The Burlington Free Press boasted of a 700 page Thanksgiving Day edition. About 95% of it was advertising supplements and about half of the remaining 5% was regular advertising. People were out Thanksgiving Day and Black Friday and Small Business Saturday and Cyber Monday (or actually “in” for this one) in droves. An outsider might think there was a Constitutional requirement that we shop til we drop, even in this time of national uncertainty and anxiety. No need – other powers ensure that we dutifully go out and buy stuff. After all, it is what keeps a big portion of our economy going (we often hear in the papers and on the radio that consumer spending is about two thirds of our overall economy).

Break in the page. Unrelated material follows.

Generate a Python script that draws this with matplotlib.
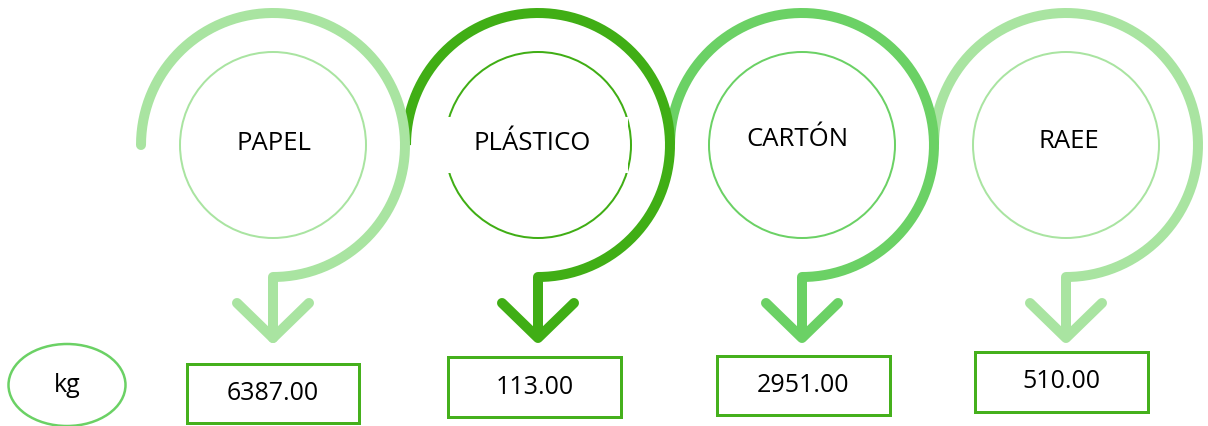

In the Biology course I teach at CCV I sometimes show a BBC documentary about the Amazon River ecosystem. One segment shows a pack of piranha stripping an injured fish down to its skeleton in a feeding frenzy that lasts but a few minutes. Here in the U.S. and Vermont and South Burlington, the frenzy lasts from Thanksgiving to “the holidays” – whether it is Christmas or Hanukah of Kwanza or Solstice or whatever you celebrate. Actually, let me take that back. The worst of the frenzy takes place during this period, but the frenzy of desiring and buying more than we could possibly need is a year round phenomenon.
So I offer this three part column to examine “The Frenzy.” Today we’ll do a little quiz just to get you thinking about how much you knowingly or unknowingly participate in this all-American sport. Next week let’s try some self- examination about how our material/consumer behavior makes us feel. And finally, our third installment will look at the larger social and environmental costs of our overconsumption.
Here are a few questions to consider. Try to answer honestly – there are no right or wrong answers and no judgements (at least not from me – if you choose to do the quiz with family members or friends or co-workers, who am I to tell them whether to judge you or not? Just kidding.)
How many people are on your shopping list and why?
How much do you plan on spending on each? Why that predetermined amount? Will you get them something just to fulfill that perceived obligation even if it is something that doesn’t reflect their interests or what they mean to you?
Are you comfortable giving someone an experience or the chance to share time with you or do you feel obliged to give them a thing?
Do you consider making donations to worthy causes in someone’s name? Would you consult with that person to donate to what they really would appreciate?
Enjoy the quiz. Be mindful of your choices this season. And peace, love, and joy.